Although Grace Kelly’s marriage to her royal husband meant an effective end to her acting career, her many subsequent charitable contributions to the world have not been forgotten. Grace founded AMADE Mondiale, a Monaco-based non-profit organization recognized by the UN, that seeks to protect and promote the "moral and physical integrity" and "spiritual well-being of children throughout the world, without distinction of race, nationality or religion and in a spirit of complete political independence." Her daughter, Princess Caroline, continues to carry the torch for AMADE in her role as President.
Princess Grace believed in the importance of doing good, in anyway that you can, in anyway that you know how.
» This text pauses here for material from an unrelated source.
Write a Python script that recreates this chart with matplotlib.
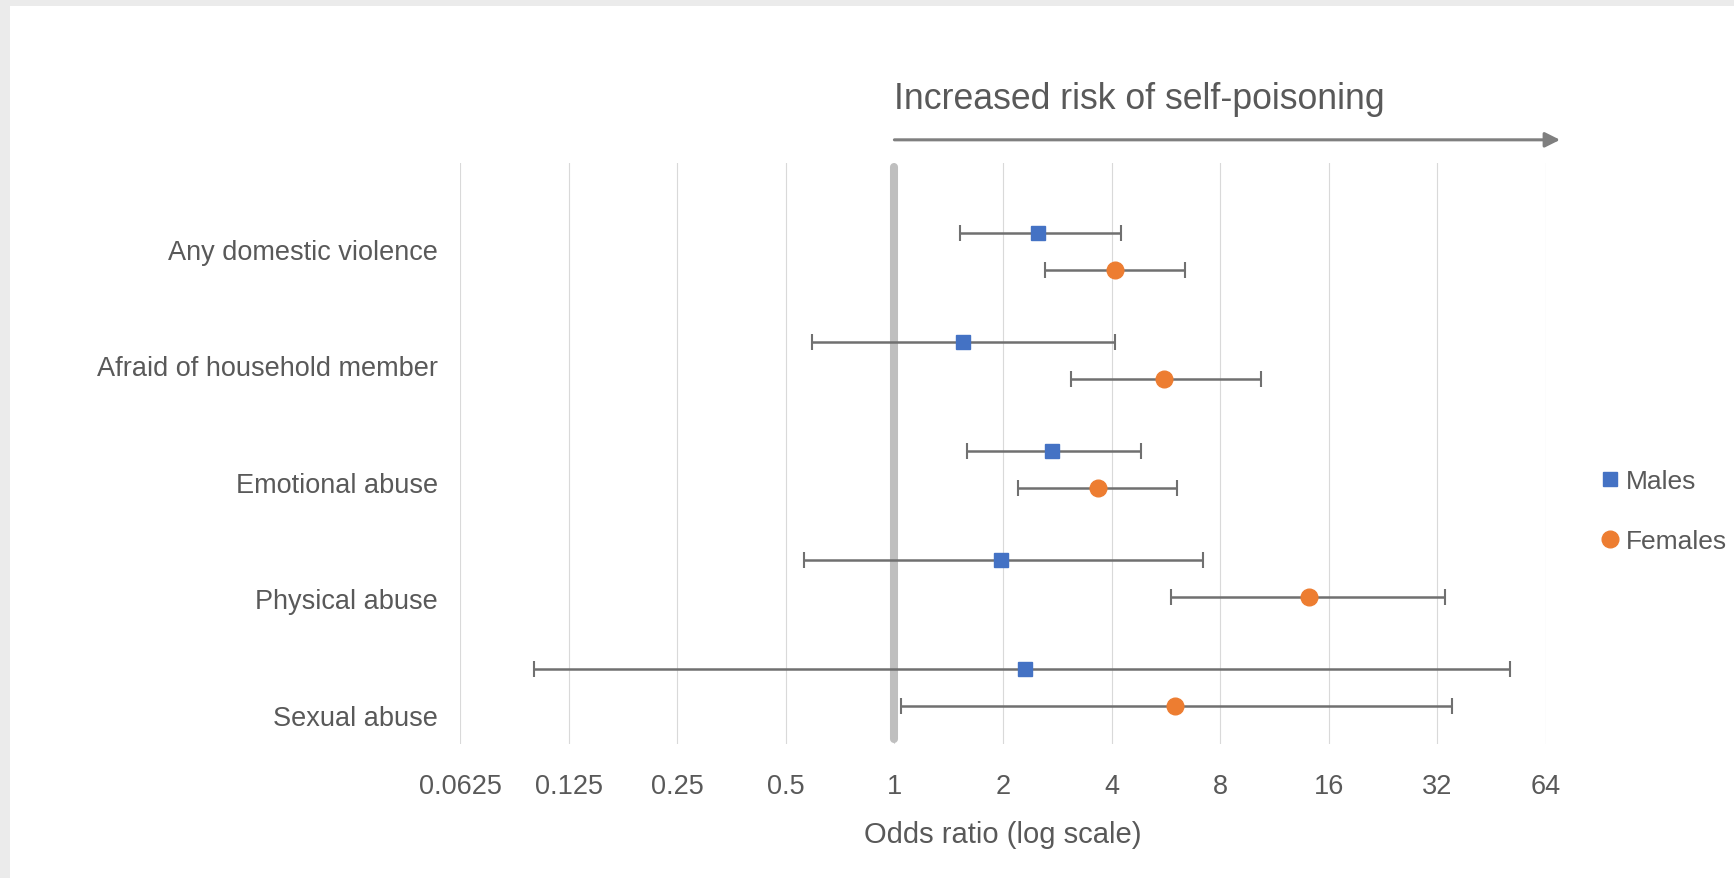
import matplotlib
matplotlib.use("Agg")
import matplotlib.pyplot as plt
from matplotlib.patches import Rectangle
import numpy as np

# ---- data ----
categories = ["Any domestic violence", "Afraid of household member",
              "Emotional abuse", "Physical abuse", "Sexual abuse"]
males_or = [2.50, 1.55, 2.74, 1.98, 2.30]
males_lo = [1.52, 0.59, 1.59, 0.56, 0.10]
males_hi = [4.25, 4.10, 4.83, 7.17, 51.0]
females_or = [4.10, 5.60, 3.67, 14.1, 6.01]
females_lo = [2.61, 3.09, 2.20, 5.84, 1.04]
females_hi = [6.40, 10.35, 6.09, 33.6, 35.1]
xticks = [0.0625, 0.125, 0.25, 0.5, 1, 2, 4, 8, 16, 32, 64]
xtick_labels = ["0.0625", "0.125", "0.25", "0.5", "1", "2", "4", "8", "16", "32", "64"]

W, H = 1734, 879
DPI = 100
fig = plt.figure(figsize=(W / DPI, H / DPI), dpi=DPI, facecolor="#ebebeb")
fig.patches.append(Rectangle((10 / W, 0), 1, 1 - 7 / H, transform=fig.transFigure,
                             facecolor="white", edgecolor="none", zorder=-10))

FONT = ["Liberation Sans", "DejaVu Sans"]
TXT = "#595959"

ax_l, ax_r = 460, 1546
ax_t, ax_b = 163.5, 745
ax = fig.add_axes([ax_l / W, 1 - ax_b / H, (ax_r - ax_l) / W, (ax_b - ax_t) / H])
ax.set_facecolor("none")
ax.set_xscale("log", base=2)
ax.set_xlim(0.0625, 64)
ax.set_ylim(4.517, -0.817)

for s in ax.spines.values():
    s.set_visible(False)

ax.set_xticks(xticks)
ax.set_xticklabels(xtick_labels, fontfamily=FONT, fontsize=19.5, color=TXT)
ax.xaxis.set_minor_locator(matplotlib.ticker.NullLocator())
ax.tick_params(axis="x", length=0, pad=21)
ax.grid(axis="x", color="#d9d9d9", linewidth=0.8)
ax.set_axisbelow(True)

n = len(categories)
idx = np.arange(n)
label_pos = -0.025 + idx * 1.068
ax.set_yticks(label_pos)
ax.set_yticklabels(categories, fontfamily=FONT, fontsize=19.5, color=TXT)
ax.tick_params(axis="y", length=0, pad=16)

ax.set_xlabel("Odds ratio (log scale)", fontfamily=FONT, fontsize=21, color=TXT, labelpad=15)

# reference line at OR = 1
ax.axvline(1, ymin=0.008, ymax=0.992, color="#bfbfbf", linewidth=5.8,
           solid_capstyle="round", zorder=1)

off = 0.167
ym = idx - off
yf = idx + off
ebkw = dict(fmt="none", ecolor="#707070", elinewidth=1.8, capsize=5.6, capthick=1.5, zorder=2)
ax.errorbar(males_or, ym,
            xerr=[np.array(males_or) - np.array(males_lo), np.array(males_hi) - np.array(males_or)],
            **ebkw)
ax.errorbar(females_or, yf,
            xerr=[np.array(females_or) - np.array(females_lo), np.array(females_hi) - np.array(females_or)],
            **ebkw)
ax.plot(males_or, ym, linestyle="none", marker="s", markersize=9.6,
        color="#4472c4", zorder=3, label="Males")
ax.plot(females_or, yf, linestyle="none", marker="o", markersize=12,
        color="#ed7d31", zorder=3, label="Females")

# arrow and annotation
ax.annotate("", xy=(70, -1.025), xytext=(1, -1.025), xycoords="data", textcoords="data",
            annotation_clip=False,
            arrowprops=dict(arrowstyle="-|>,head_length=0.9,head_width=0.45",
                            color="#7f7f7f", lw=2.2, shrinkA=0, shrinkB=0))
ax.text(1, -1.40, "Increased risk of self-poisoning", fontfamily=FONT, fontsize=25.7,
        color=TXT, ha="left", va="center", clip_on=False)

leg = fig.legend(loc="upper left", bbox_to_anchor=(1602 / W, 1 - 470 / H),
                 frameon=False, prop={"family": FONT, "size": 19}, labelcolor=TXT,
                 handlelength=0.6, handletextpad=0.3, labelspacing=1.37,
                 borderaxespad=0, borderpad=0)

fig.savefig("out.png", dpi=DPI, facecolor=fig.get_facecolor())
She was quoted during her lifetime for saying “I would like to be remembered as someone who accomplished useful deeds, and who was a kind and loving person. I would like to leave the memory of a human being with a correct attitude and who did her best to help others.” Grace Kelly meant those words and this is testified in her actions. Additional to her work at AMADE she formed the Princess Grace Foundation in 1964 to support arts institutions in Monaco, that went a long way to support local artisans. She also spoke on behalf of La Leche League to advocate the health benefits of breastfeeding along with annually organizing a Christmas party for the Monaco’s orphans.
After her death her legacy as a fashion symbol lived on. Many of the world’s most prominent fashion designers such as Tommy Hilfiger and Zac Posen acknowledge her as an inspiration behind their work. In her lifetime, she became known for introducing the “fresh-faced” look that involved bright skin with minimal makeup. In a tribute made to Grace Kelly at the Victoria and Albert museum of London, an exhibition named "Grace Kelly: Style Icon", included 50 of her clothing ensembles. She is credited for finessing the “college-girl” look by a pulled-together and yet simple style.
In Grace Kelly’s own words “Your dress should be tight enough to show you’re a woman, and loose enough to show you’re a lady” and in that manner, that is exactly what she was.